On 07/10/2012 11:18 PM, Eric Niebler wrote:
> I just committed to the proto-11 codebase a new transform called
> _unpack. You use it like this:
>
> _unpack<f0(Tfx, f1(_)...)>
>
> Where Tfx represents any transform (primitive or otherwise) f0 is any
> callable or object type, and f1(_) is an object or callable transform.
> The "..." denotes pseudo-pack expansion (although it's really an C-style
> vararg ellipsis). The semantics are to replace "f1(_)..." with
> "f1(_child<0>), f1(_child<1>), etc.".
>
> With this, the _default transform is trivially implemented like this:
>
> struct _default
> : proto::or_<
> proto::when<proto::terminal<_>, proto::_value>
> , proto::otherwise<
> proto::_unpack<eval(proto::tag_of<_>(), _default(_)...)>
> >
> >
> {};
>
> ...where eval is:
>
> struct eval
> {
> template<typename E0, typename E1>
> auto operator()(proto::tag::plus, E0&& e0, E1&& e1) const
> BOOST_PROTO_AUTO_RETURN(
> static_cast<E0&&>(e0) + static_cast<E1&&>(e1)
> )
>
> template<typename E0, typename E1>
> auto operator()(proto::tag::multiplies, E0&& e0, E1&& e1) const
> BOOST_PROTO_AUTO_RETURN(
> static_cast<E0&&>(e0) * static_cast<E1&&>(e1)
> )
>
> // Other overloads...
> };
>
> The _unpack transform is pretty general, allowing a lot of variation
> within the pack expansion pattern. There can be any number of Tfx
> transforms, and the wildcard can be arbitrarily nested. So these are all ok:
>
> // just call f0 with all the children
> _unpack<f0(_...)>
>
> // some more transforms first
> _unpack<f0(Tfx0, Tfx1, Tfx2, f1(_)...)>
>
> // and nest the wildcard deeply, too
> _unpack<f0(Tfx0, Tfx1, Tfx2, f1(f2(f3(_)))...)>
>
> I'm still playing around with it, but it seems quite powerful. Thoughts?

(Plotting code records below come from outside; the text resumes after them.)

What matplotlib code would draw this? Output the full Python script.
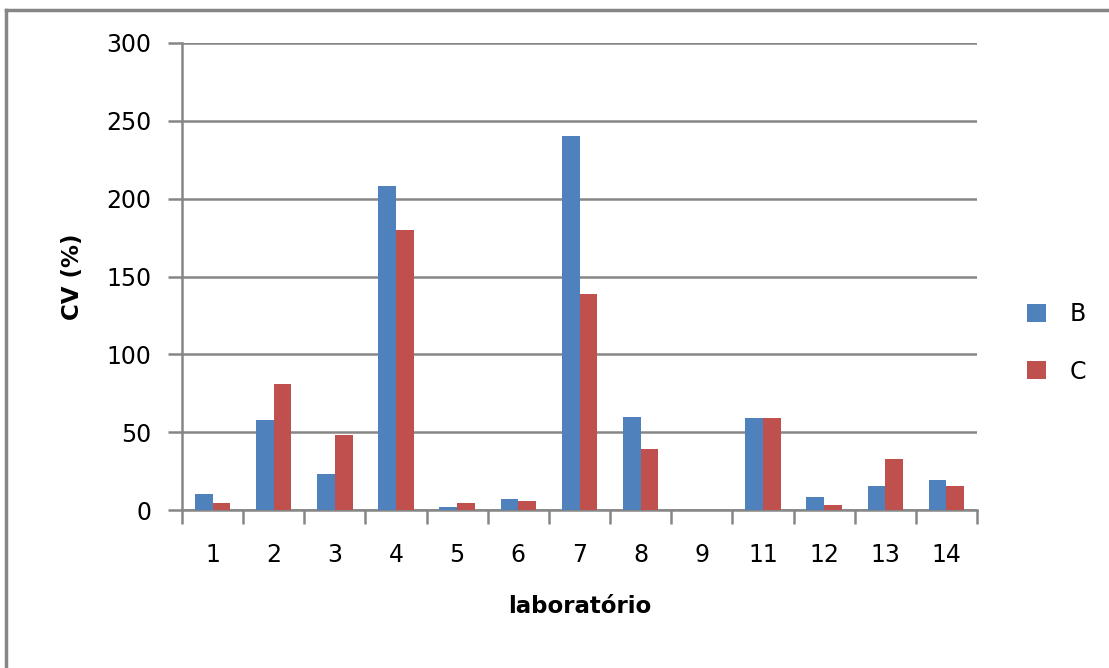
import numpy as np
import matplotlib.pyplot as plt
from matplotlib.lines import Line2D

labs = ['1', '2', '3', '4', '5', '6', '7', '8', '9', '11', '12', '13', '14']
cv_B = [10, 58, 23, 208, 2, 7, 240, 60, 0, 59, 8.5, 15.5, 19]
cv_C = [4.5, 81, 48, 180, 4.5, 5.5, 139, 39, 0, 59, 3, 33, 15.5]

W, H = 1109, 668
fig = plt.figure(figsize=(W / 100, H / 100), dpi=100)
ax = fig.add_axes([182 / W, 1 - 510 / H, (977 - 182) / W, (510 - 43) / H])

grey = '#868686'
x = np.arange(len(labs))
bw = 0.29
ax.bar(x - bw / 2, cv_B, bw, color='#4f81bd', label='B', zorder=3)
ax.bar(x + bw / 2, cv_C, bw, color='#c0504d', label='C', zorder=3)

ax.set_xlim(-0.5, len(labs) - 0.5)
ax.set_ylim(0, 300)
ax.set_yticks(range(0, 301, 50))
ax.yaxis.grid(True, color=grey, linewidth=1.8, zorder=0)
ax.set_axisbelow(True)

fs = 17
ax.set_xticks(x)
ax.set_xticklabels(labs)
ax.set_xticks(np.arange(-0.5, len(labs)), minor=True)
ax.tick_params(axis='x', which='major', length=0, pad=24, labelsize=fs)
ax.tick_params(axis='x', which='minor', length=10, width=1.8, color=grey)
ax.tick_params(axis='y', length=10, width=1.8, color=grey, pad=12, labelsize=fs)

for s in ['top', 'right']:
    ax.spines[s].set_visible(False)
for s in ['left', 'bottom']:
    ax.spines[s].set_color(grey)
    ax.spines[s].set_linewidth(1.8)

ax.set_xlabel('laboratório', fontsize=16.5, fontweight='bold', labelpad=20)
ax.set_ylabel('CV (%)', fontsize=16.5, fontweight='bold', labelpad=16)

fig.legend(loc='center left', bbox_to_anchor=(1006 / W, 1 - 343 / H), frameon=False,
           fontsize=fs, handlelength=0.8, handleheight=0.8, labelspacing=1.4,
           handletextpad=1.0)

# outer chart frame
fig.add_artist(Line2D([6 / W, 6 / W], [0, 1 - 10 / H], color=grey, linewidth=2.5))
fig.add_artist(Line2D([6 / W, 1], [1 - 10 / H, 1 - 10 / H], color=grey, linewidth=2.5))

fig.savefig('out.png', dpi=100, facecolor='white')
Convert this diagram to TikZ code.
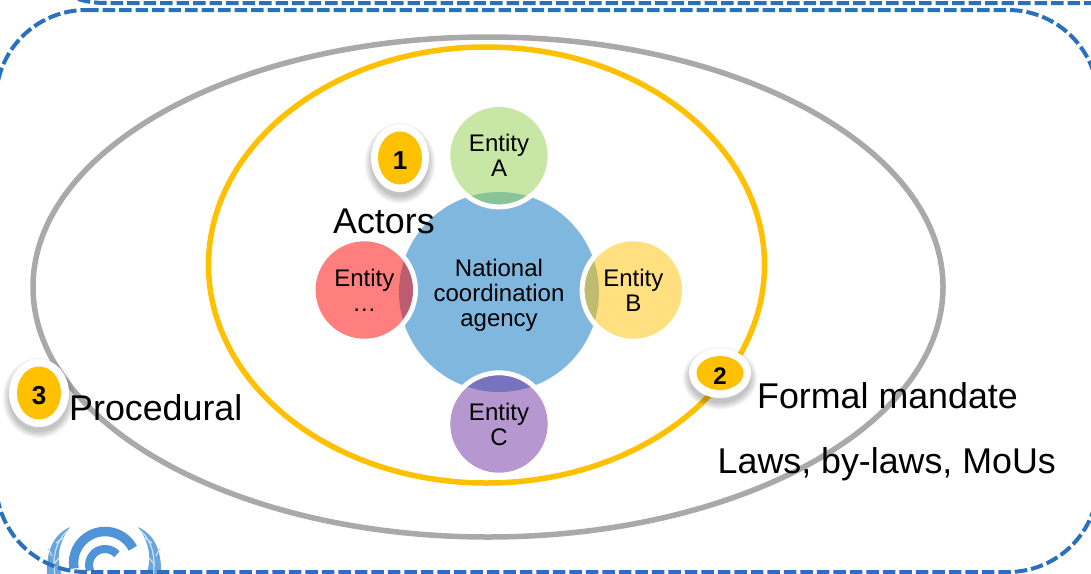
\documentclass[tikz,border=0pt]{standalone}
\usepackage{fontspec}
\setmainfont{Liberation Sans}
\usetikzlibrary{shapes.geometric}
\definecolor{dashblue}{HTML}{2A70BC}
\definecolor{ringgray}{HTML}{A9A9A9}
\definecolor{ringyellow}{HTML}{FFC000}
\definecolor{logoblue}{HTML}{4F94D8}
\definecolor{logolight}{HTML}{C4E0F4}
\definecolor{hubblue}{HTML}{0070C0}
\definecolor{ca}{HTML}{92D050}
\definecolor{cb}{HTML}{FFC000}
\definecolor{cc}{HTML}{7030A0}
\definecolor{cd}{HTML}{FF0000}
\tikzset{
  x=1pt,y=-1pt,
  dashline/.style={draw=dashblue,line width=4pt,dash pattern=on 12.5pt off 4pt},
  dashring/.style={dashline,rounded corners=90pt},
  ringline/.style={line width=5.5pt},
  satellite/.style={circle,fill=#1,fill opacity=.5,text opacity=1,text=black,minimum size=97.4pt,inner sep=0pt,align=center,font=\fontsize{24}{25}\selectfont},
  halo/.style={draw=white,line width=5pt},
  midtext/.style={inner sep=0pt,align=center,text=black,font=\fontsize{24}{25}\selectfont},
  biglabel/.style={anchor=base west,inner sep=0pt,text=black,font=\fontsize{35.8}{40}\selectfont},
  badgedisc/.style={ellipse,fill=ringyellow,inner sep=0pt,text=black,text depth=0pt,font=\bfseries\fontsize{#1}{#1}\selectfont},
  leaf/.style={fill=logoblue!85!white,draw=none},
  vein/.style={draw=logolight,line width=1.3pt},
}
\newcommand{\softshadow}[4]{%
  \foreach \g in {6,4.5,3,1.5,0}{\fill[black,fill opacity=.05] (#1,#2+5) ellipse [x radius=#3+\g,y radius=#4+\g];}%
  \fill[white] (#1,#2) ellipse [x radius=#3,y radius=#4];}
\newcommand{\laurel}{%
  \fill[leaf] (70,527) .. controls (55,534) and (46,548) .. (47,575) -- (62,575) .. controls (56,560) and (58,543) .. (70,527) -- cycle;
  \draw[vein] (67,531) .. controls (56,542) and (52,556) .. (55,575);
  \draw[vein] (56,543) -- (63,538);
  \draw[vein] (52,556) -- (48,548);
  \draw[vein] (53,565) -- (59,558);
}
\begin{document}
\begin{tikzpicture}
\useasboundingbox (0,0) rectangle (1091,573);
\clip (0,0) rectangle (1091,573);
% logo
\laurel
\begin{scope}[shift={(208,0)},xscale=-1]
\laurel
\end{scope}
\draw[logoblue,line width=9.5pt] (105,563) ++(-28:31.5) arc [start angle=-28,end angle=-190,radius=31.5];
\draw[logoblue,line width=8pt] (105,565) ++(-42:16) arc [start angle=-42,end angle=-200,radius=16];
% frames
\draw[dashring] (-4,10) -- (1098,10) -- (1098,572) -- (-4,572) -- cycle;
\draw[dashline] (78,-1) .. controls (88,2) and (95,3) .. (108,3) -- (1091,3);
% rings
\draw[ringgray,ringline] (488,287) ellipse [x radius=455,y radius=250];
\draw[ringyellow,ringline] (486.5,265) ellipse [x radius=278,y radius=218];
% hub
\node[circle,fill=hubblue,fill opacity=.5,minimum size=200pt,inner sep=0pt] (hub) at (499,292) {};
\node[midtext] (hubtext) at (499,295) {National\\coordination\\agency};
\draw[halo] (499,155.7) circle [radius=51.2];
\draw[halo] (633.3,290) circle [radius=51.2];
\draw[halo] (499,424) circle [radius=51.2];
\draw[halo] (364.3,290) circle [radius=51.2];
\node[satellite=ca] (ea) at (499,155.7) {Entity\\A};
\node[satellite=cb] (eb) at (633.3,290) {Entity\\B};
\node[satellite=cc] (ec) at (499,424) {Entity\\C};
\node[satellite=cd] (ed) at (364.3,290) {Entity\\…};
% badges
\softshadow{400}{158}{29}{34}
\node[badgedisc=26,text height=23.6pt,minimum width=44pt,minimum height=53pt] (b1) at (400,158) {1};
\softshadow{720}{373}{31}{25}
\node[badgedisc=24,text height=22pt,minimum width=47pt,minimum height=34pt] (b2) at (720,373) {2};
\softshadow{39}{393}{30}{34}
\node[badgedisc=26,text height=23.6pt,minimum width=44pt,minimum height=53pt] (b3) at (39,393) {3};
% labels
\node[biglabel] (actors) at (333,233.7) {Actors};
\node[biglabel] (proc) at (69,420) {Procedural};
\node[biglabel] (formal) at (757,408.7) {Formal mandate};
\node[biglabel] (laws) at (717.5,473.7) {Laws, by-laws, MoUs};
\end{tikzpicture}
\end{document}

> Would there be interest in having this for Proto-current? Should I
> rename it to _expand, since I'm modelling C++11 pack expansion?
>
i think _expand would be the proper name. Funny enough i proposed it
some time ago for proto-current, even had an implementation for it, and
the NT2 guys are using that exact implementation ;)
Maybe with some extensions.
So yes, Proto-current would benefit from such a transform.